Let’s say you’re building a marketplace that sells books, videos, and software, all with different attributes.

In SQL, you’d use separate tables. In MongoDB? Just use polymorphic schemas.

Real Example

{
  type: "book",
  title: "Clean Code",
  author: "Robert C. Martin",
  pages: 464
}

{
  type: "video",
  title: "Scaling MongoDB",
  Instructor: "Jane Doe",
  duration: 3600 // seconds
}

Notes

Keep shared fields consistent (title, type).
You can use schema validation or libraries like Mongoose to enforce structure per type.

Pattern 5. Hybrid Embedding + Referencing

Sometimes, you want the best of both worlds. Embed just enough data for fast reads, and reference the rest.

Real Example. Posts with Mini Author Info

{
  _id: "post123",
  title: "MongoDB Design Tips",
  content: "...",
  author: {
    _id: "user123",
    name: "exm",
    avatar: "/images/exm.png"
  }
}

The full user profile lives in users, but we store a snapshot here for performance and historical accuracy.
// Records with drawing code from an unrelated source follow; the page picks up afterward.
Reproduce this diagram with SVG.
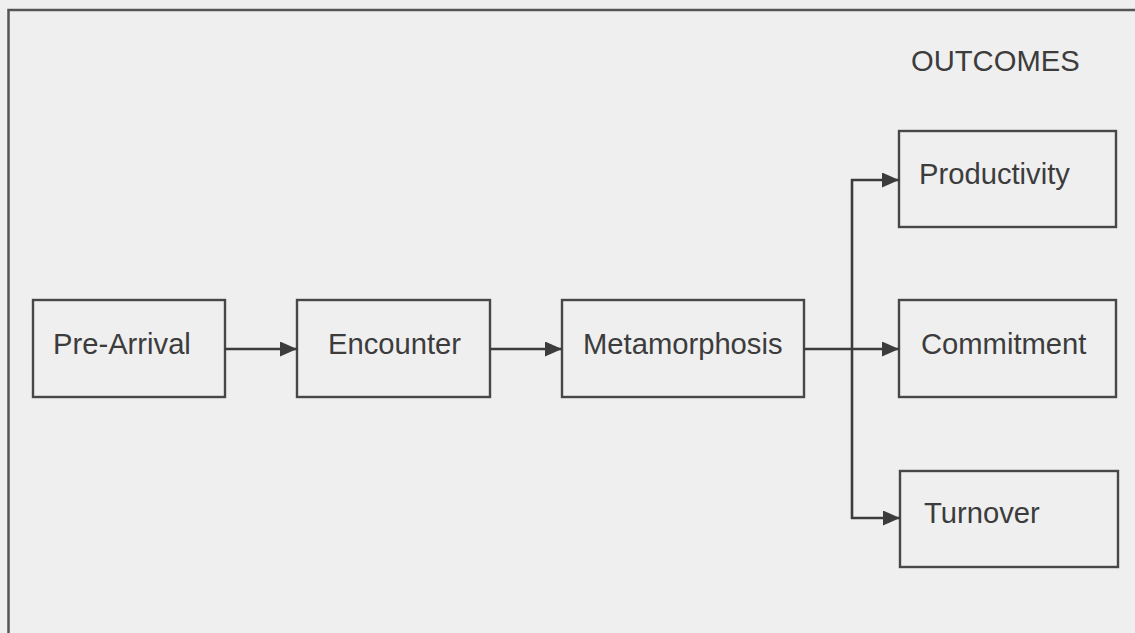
<svg xmlns="http://www.w3.org/2000/svg" width="1135" height="633" viewBox="0 0 1135 633">
  <defs>
    <marker id="arrow" markerWidth="17" markerHeight="15" refX="17" refY="7.5" orient="auto" markerUnits="userSpaceOnUse">
      <path d="M0,0 L17,7.5 L0,15 Z" fill="#3c3c3c"/>
    </marker>
    <style>
      .box { fill: none; stroke: #474747; stroke-width: 2.4; }
      .lbl { font-family: "Liberation Sans", Arial, sans-serif; font-size: 29.2px; fill: #3c3c3c; }
      .wire { fill: none; stroke: #3c3c3c; stroke-width: 2.6; }
    </style>
  </defs>

  <rect width="1135" height="633" fill="#efefef"/>
  <!-- outer frame, running off the right and bottom edges -->
  <rect x="8.5" y="10" width="1140" height="640" fill="none" stroke="#555" stroke-width="2.5"/>

  <text class="lbl" x="911" y="71">OUTCOMES</text>

  <g id="pre-arrival">
    <rect class="box" x="33" y="300" width="192" height="97"/>
    <text class="lbl" x="53" y="354">Pre-Arrival</text>
  </g>
  <g id="encounter">
    <rect class="box" x="297" y="300" width="193" height="97"/>
    <text class="lbl" x="328" y="354">Encounter</text>
  </g>
  <g id="metamorphosis">
    <rect class="box" x="562" y="300" width="242" height="97"/>
    <text class="lbl" x="583" y="354">Metamorphosis</text>
  </g>
  <g id="productivity">
    <rect class="box" x="899" y="131" width="217" height="96"/>
    <text class="lbl" x="919" y="184">Productivity</text>
  </g>
  <g id="commitment">
    <rect class="box" x="899" y="300" width="217" height="97"/>
    <text class="lbl" x="921" y="354">Commitment</text>
  </g>
  <g id="turnover">
    <rect class="box" x="900" y="471" width="218" height="96"/>
    <text class="lbl" x="924" y="523">Turnover</text>
  </g>

  <g id="connectors">
    <line class="wire" x1="225" y1="349" x2="297" y2="349" marker-end="url(#arrow)"/>
    <line class="wire" x1="490" y1="349" x2="562" y2="349" marker-end="url(#arrow)"/>
    <line class="wire" x1="804" y1="349" x2="899" y2="349" marker-end="url(#arrow)"/>
    <line class="wire" x1="852" y1="179" x2="852" y2="519"/>
    <line class="wire" x1="851" y1="180" x2="899" y2="180" marker-end="url(#arrow)"/>
    <line class="wire" x1="851" y1="518" x2="900" y2="518" marker-end="url(#arrow)"/>
  </g>
</svg>
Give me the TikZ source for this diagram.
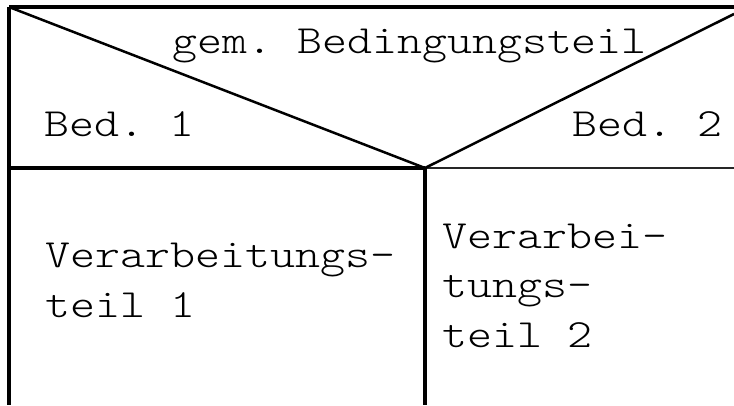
\documentclass[tikz,border=0pt]{standalone}
\usepackage{fontspec}
\setmonofont{Latin Modern Mono Light}[FakeStretch=1.19]

\tikzset{
  rand/.style={line width=4pt},
  trenn/.style={line width=2.5pt},
  txt/.style={font=\ttfamily\fontsize{40}{49.5}\selectfont,inner sep=0pt,anchor=base west,align=left}
}

\begin{document}
\begin{tikzpicture}[x=1pt,y=-1pt]
  \useasboundingbox (0,0) rectangle (734,405);
  % Eckpunkte des Strukturblocks
  \coordinate (ol) at (9,7);
  \coordinate (or) at (734,7);
  \coordinate (ml) at (9,168);
  \coordinate (mr) at (734,168);
  \coordinate (rd) at (734,14);
  \coordinate (ga) at (425,168);
  \coordinate (gu) at (425,405);
  \coordinate (ul) at (9,405);
  % Rahmen
  \draw[rand] (ol) -- (or);
  \draw[rand] (ol) -- (ul);
  \draw[rand] (ml) -- (ga);
  \draw[line width=2.5pt,black!85] (ga) -- (mr);
  \draw[line width=4.5pt] (ga) -- (gu);
  % Bedingungsdreieck
  \draw[trenn] (ol) -- (ga) -- (rd);
  % Texte (Anker: Grundlinie der letzten Zeile)
  \node[txt] (bed) at (172,53) {gem. Bedingungsteil};
  \node[txt] (b1) at (44,136) {Bed. 1};
  \node[txt] (b2) at (572,136) {Bed. 2};
  \node[txt] (v1) at (45,317) {Verarbeitungs-\\teil 1};
  \node[txt] (v2) at (442,347) {Verarbei-\\tungs-\\teil 2};
\end{tikzpicture}
\end{document}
This lets you avoid an extra query just to show the author’s name and avatar.

Common MongoDB Schema Mistakes

Avoid these if you want your schema to scale:

Over-embedding large arrays: causes bloated documents, slow updates.
Under-embedding everything: leads to “join hell” with $lookup.
Ignoring indexes: the #1 reason MongoDB apps slow down.
Unbounded growth in documents: large documents can’t be split and will tank performance.
Sticking too close to SQL habits: This isn’t a relational database.

Tools That Help

MongoDB Compass: Visual schema analyzer and query tester.
Atlas Performance Advisor: Auto-suggests indexes and slow queries.
Schema Validation Rules: Enforce structure at the collection level.
Mongoose (for Node.js): Adds schema modeling and validation.

Final Thoughts

MongoDB gives you freedom, but that freedom comes with tradeoffs. Schema design in MongoDB isn’t about a strict structure. It’s about smart structure, based on how your app behaves.

The best MongoDB schemas:

Match your query patterns
Minimize I/O
Respect the document size and array limits
Use embedding, referencing, or hybrids based on context

Design it right from the start, and MongoDB will scale with you, clean, fast, and resilient.